*What you are asked to do*.
Skip the pictures and extract all of the lines exactly as written.
============================================================
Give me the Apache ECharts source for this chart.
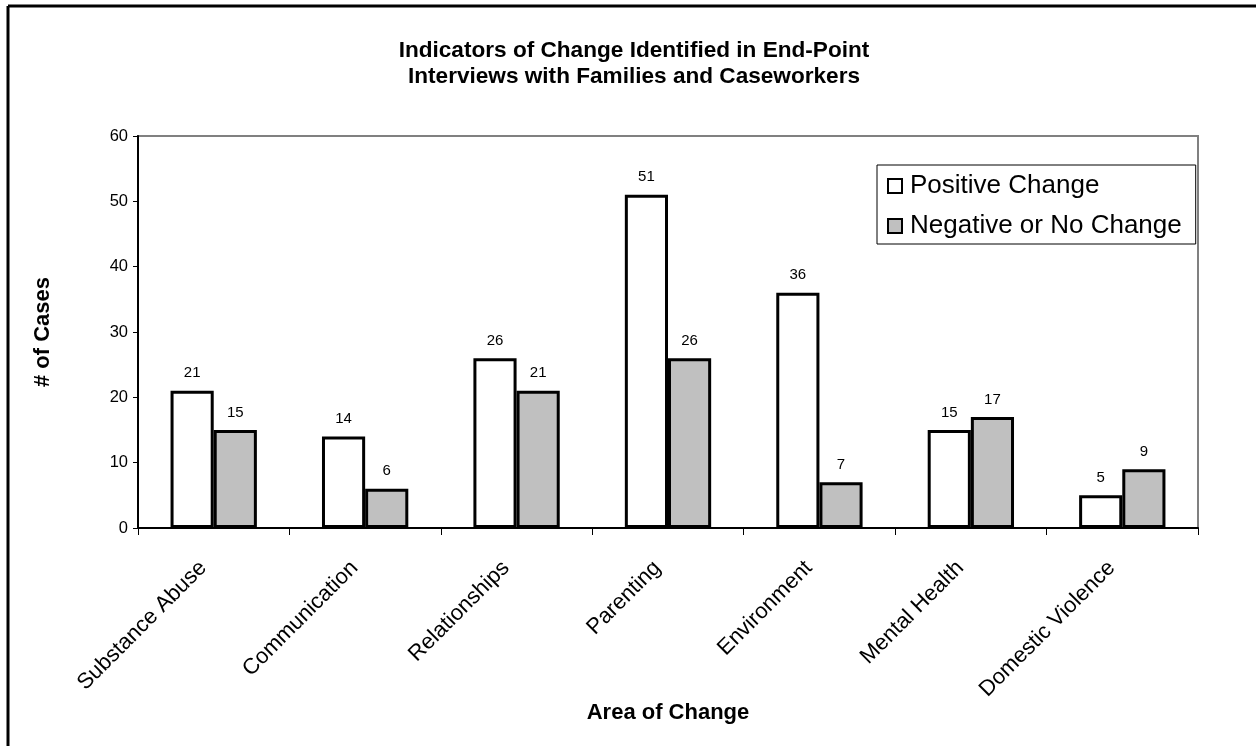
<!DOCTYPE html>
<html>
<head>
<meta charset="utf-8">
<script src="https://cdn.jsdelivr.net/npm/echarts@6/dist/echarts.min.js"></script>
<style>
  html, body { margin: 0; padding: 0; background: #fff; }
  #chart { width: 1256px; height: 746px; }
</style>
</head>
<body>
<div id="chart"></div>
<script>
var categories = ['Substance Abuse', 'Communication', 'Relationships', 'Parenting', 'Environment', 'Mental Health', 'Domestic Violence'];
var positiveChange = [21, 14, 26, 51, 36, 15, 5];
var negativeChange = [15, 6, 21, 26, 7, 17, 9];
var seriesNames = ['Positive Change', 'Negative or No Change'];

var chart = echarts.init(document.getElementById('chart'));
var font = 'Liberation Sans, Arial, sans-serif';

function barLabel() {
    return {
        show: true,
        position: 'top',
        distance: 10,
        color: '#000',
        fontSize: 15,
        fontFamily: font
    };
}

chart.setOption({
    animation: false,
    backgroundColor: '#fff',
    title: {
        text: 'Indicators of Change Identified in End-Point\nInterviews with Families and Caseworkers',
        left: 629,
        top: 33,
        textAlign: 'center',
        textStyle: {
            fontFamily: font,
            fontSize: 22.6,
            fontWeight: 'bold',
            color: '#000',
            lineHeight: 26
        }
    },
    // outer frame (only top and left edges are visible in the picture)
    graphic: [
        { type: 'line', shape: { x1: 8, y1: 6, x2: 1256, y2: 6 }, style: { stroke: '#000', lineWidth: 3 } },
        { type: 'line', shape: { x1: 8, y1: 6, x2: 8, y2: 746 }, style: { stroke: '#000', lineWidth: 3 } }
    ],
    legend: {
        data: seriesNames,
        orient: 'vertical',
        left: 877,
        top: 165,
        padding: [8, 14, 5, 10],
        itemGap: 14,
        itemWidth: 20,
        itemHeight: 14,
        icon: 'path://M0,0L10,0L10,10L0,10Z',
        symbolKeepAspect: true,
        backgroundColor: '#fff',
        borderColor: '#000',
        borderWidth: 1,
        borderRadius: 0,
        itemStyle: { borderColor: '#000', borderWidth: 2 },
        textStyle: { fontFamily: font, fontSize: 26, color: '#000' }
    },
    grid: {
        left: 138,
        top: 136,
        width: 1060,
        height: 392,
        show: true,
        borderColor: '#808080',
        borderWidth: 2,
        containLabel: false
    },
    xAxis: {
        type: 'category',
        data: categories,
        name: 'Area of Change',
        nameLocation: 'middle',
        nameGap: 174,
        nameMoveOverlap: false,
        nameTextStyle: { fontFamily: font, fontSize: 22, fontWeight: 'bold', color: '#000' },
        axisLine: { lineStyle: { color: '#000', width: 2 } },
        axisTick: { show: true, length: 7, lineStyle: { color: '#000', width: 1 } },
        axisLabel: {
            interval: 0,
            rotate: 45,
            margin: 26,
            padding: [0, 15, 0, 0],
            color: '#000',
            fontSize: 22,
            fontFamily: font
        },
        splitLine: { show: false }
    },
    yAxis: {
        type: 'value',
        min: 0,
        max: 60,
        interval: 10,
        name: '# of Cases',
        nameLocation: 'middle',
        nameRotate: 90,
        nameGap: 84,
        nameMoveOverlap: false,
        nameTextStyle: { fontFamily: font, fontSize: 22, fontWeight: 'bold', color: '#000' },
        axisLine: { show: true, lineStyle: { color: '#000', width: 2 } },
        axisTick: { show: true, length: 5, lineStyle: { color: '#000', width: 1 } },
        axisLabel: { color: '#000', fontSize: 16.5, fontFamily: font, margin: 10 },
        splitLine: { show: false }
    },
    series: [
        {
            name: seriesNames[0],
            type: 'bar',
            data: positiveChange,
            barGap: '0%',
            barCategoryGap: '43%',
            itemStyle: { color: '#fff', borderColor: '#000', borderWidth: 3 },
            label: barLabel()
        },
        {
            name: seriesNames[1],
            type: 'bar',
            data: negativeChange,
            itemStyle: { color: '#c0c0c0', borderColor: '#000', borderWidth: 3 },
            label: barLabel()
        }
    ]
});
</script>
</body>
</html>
============================================================
*Correct output*.
Give me the Apache ECharts source for this chart.
<!DOCTYPE html>
<html>
<head>
<meta charset="utf-8">
<script src="https://cdn.jsdelivr.net/npm/echarts@6/dist/echarts.min.js"></script>
<style>
  html, body { margin: 0; padding: 0; background: #fff; }
  #chart { width: 1256px; height: 746px; }
</style>
</head>
<body>
<div id="chart"></div>
<script>
var categories = ['Substance Abuse', 'Communication', 'Relationships', 'Parenting', 'Environment', 'Mental Health', 'Domestic Violence'];
var positiveChange = [21, 14, 26, 51, 36, 15, 5];
var negativeChange = [15, 6, 21, 26, 7, 17, 9];
var seriesNames = ['Positive Change', 'Negative or No Change'];

var chart = echarts.init(document.getElementById('chart'));
var font = 'Liberation Sans, Arial, sans-serif';

function barLabel() {
    return {
        show: true,
        position: 'top',
        distance: 10,
        color: '#000',
        fontSize: 15,
        fontFamily: font
    };
}

chart.setOption({
    animation: false,
    backgroundColor: '#fff',
    title: {
        text: 'Indicators of Change Identified in End-Point\nInterviews with Families and Caseworkers',
        left: 629,
        top: 33,
        textAlign: 'center',
        textStyle: {
            fontFamily: font,
            fontSize: 22.6,
            fontWeight: 'bold',
            color: '#000',
            lineHeight: 26
        }
    },
    // outer frame (only top and left edges are visible in the picture)
    graphic: [
        { type: 'line', shape: { x1: 8, y1: 6, x2: 1256, y2: 6 }, style: { stroke: '#000', lineWidth: 3 } },
        { type: 'line', shape: { x1: 8, y1: 6, x2: 8, y2: 746 }, style: { stroke: '#000', lineWidth: 3 } }
    ],
    legend: {
        data: seriesNames,
        orient: 'vertical',
        left: 877,
        top: 165,
        padding: [8, 14, 5, 10],
        itemGap: 14,
        itemWidth: 20,
        itemHeight: 14,
        icon: 'path://M0,0L10,0L10,10L0,10Z',
        symbolKeepAspect: true,
        backgroundColor: '#fff',
        borderColor: '#000',
        borderWidth: 1,
        borderRadius: 0,
        itemStyle: { borderColor: '#000', borderWidth: 2 },
        textStyle: { fontFamily: font, fontSize: 26, color: '#000' }
    },
    grid: {
        left: 138,
        top: 136,
        width: 1060,
        height: 392,
        show: true,
        borderColor: '#808080',
        borderWidth: 2,
        containLabel: false
    },
    xAxis: {
        type: 'category',
        data: categories,
        name: 'Area of Change',
        nameLocation: 'middle',
        nameGap: 174,
        nameMoveOverlap: false,
        nameTextStyle: { fontFamily: font, fontSize: 22, fontWeight: 'bold', color: '#000' },
        axisLine: { lineStyle: { color: '#000', width: 2 } },
        axisTick: { show: true, length: 7, lineStyle: { color: '#000', width: 1 } },
        axisLabel: {
            interval: 0,
            rotate: 45,
            margin: 26,
            padding: [0, 15, 0, 0],
            color: '#000',
            fontSize: 22,
            fontFamily: font
        },
        splitLine: { show: false }
    },
    yAxis: {
        type: 'value',
        min: 0,
        max: 60,
        interval: 10,
        name: '# of Cases',
        nameLocation: 'middle',
        nameRotate: 90,
        nameGap: 84,
        nameMoveOverlap: false,
        nameTextStyle: { fontFamily: font, fontSize: 22, fontWeight: 'bold', color: '#000' },
        axisLine: { show: true, lineStyle: { color: '#000', width: 2 } },
        axisTick: { show: true, length: 5, lineStyle: { color: '#000', width: 1 } },
        axisLabel: { color: '#000', fontSize: 16.5, fontFamily: font, margin: 10 },
        splitLine: { show: false }
    },
    series: [
        {
            name: seriesNames[0],
            type: 'bar',
            data: positiveChange,
            barGap: '0%',
            barCategoryGap: '43%',
            itemStyle: { color: '#fff', borderColor: '#000', borderWidth: 3 },
            label: barLabel()
        },
        {
            name: seriesNames[1],
            type: 'bar',
            data: negativeChange,
            itemStyle: { color: '#c0c0c0', borderColor: '#000', borderWidth: 3 },
            label: barLabel()
        }
    ]
});
</script>
</body>
</html>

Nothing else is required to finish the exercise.